Dr. Reddy's India plant slammed by EMA for lax testing, dirty conditions

Dr. Reddy’s Laboratories, which has had multiple plants blasted by regulators, acknowledged in August that Germany had yanked its GMP certificate on a plant in India. A new report from the European Medicines Agency laid out the regulator’s concerns about potentially faked test data and dirty manufacturing conditions there.

The report, is for one of Dr. Reddy’s plants in Bachupally Village, Telangana, India, and based on an inspection Aug. 1 of the small molecule tablet and capsule formulation facility.

RELATED: Dr. Reddy's, fighting to recover from FDA warning letter, recalls 500K heartburn tablets

Among the many issues raised by the German inspection team were questions over how the Dr. Reddy’s facility systematically invalidated out-of-specification testing results, claiming they were the result of "staff errors" yet providing no evidence of that.
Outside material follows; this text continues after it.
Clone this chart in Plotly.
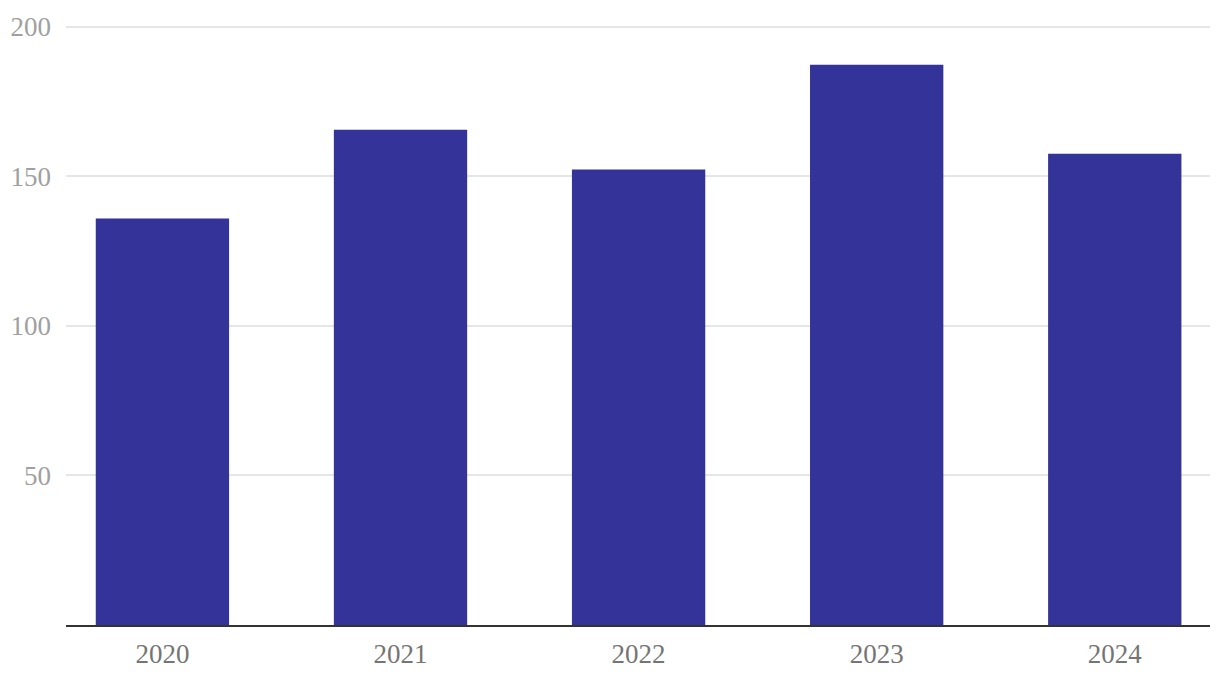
import plotly.graph_objects as go

years = ["2020", "2021", "2022", "2023", "2024"]
values = [135.8, 165.5, 152.2, 187.2, 157.5]
y_ticks = [50, 100, 150, 200]

fig = go.Figure(go.Bar(
    x=years, y=values,
    marker=dict(color="#333399", line=dict(width=0)),
    width=0.56,
    hoverinfo="x+y",
))

fig.update_layout(
    width=1220, height=686,
    margin=dict(l=58, r=18, t=17, b=69),
    plot_bgcolor="white", paper_bgcolor="white",
    showlegend=False,
    font=dict(family="Liberation Serif"),
)
fig.update_xaxes(
    type="category",
    range=[-0.405, 4.40],
    automargin=False,
    showgrid=False,
    showline=True, linecolor="#333333", linewidth=2,
    ticks="", tickfont=dict(size=27, color="#757575"),
    ticklabelstandoff=4,
)
fig.update_yaxes(
    range=[0, 200.5],
    automargin=False,
    tickvals=y_ticks,
    showgrid=True, gridcolor="#e6e6e6", gridwidth=2,
    zeroline=False, showline=False,
    ticks="", tickfont=dict(size=27, color="#a0a0a0"),
    ticklabelstandoff=14,
)

fig.write_html("out.html")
“Deviation- and OOS-management, but also protocol-, review- and reporting-systems are designed and executed in a way to systematically not document and report 'discrepancies, non-conformancies, incidents, unusual events,' …” putting batch manufacturing and pacing records in question, the EMA report said.

On top of those and other testing issues, regulators found “Dirty rooms and equipment,” and cleaning processes that didn’t meet standards.

The problems led Germany to immediately call for the recall of products in its market and for the EMA to rule that no more products can be shipped to the EU until another inspection can verify that problems at the plant have been fixed.

RELATED:  Dr. Reddy's blasted in warning letter for hiding existence of testing lab from FDA

The plant cited by Germany’s oversight agency is not the same one in Bachupally that the FDA in May cited in a Form 483 with 11 observations. 

The FDA's action was that latest in a string of penalties directed at Dr. Reddy's, including a three-plant warning letter in 2015 that laid out many of the same issues cited by German authorities.

More recently, the Indian drugmaker began recalling more than half a million store-brand famotidine tablets in the U.S., due to failed tests for impurities and degradation.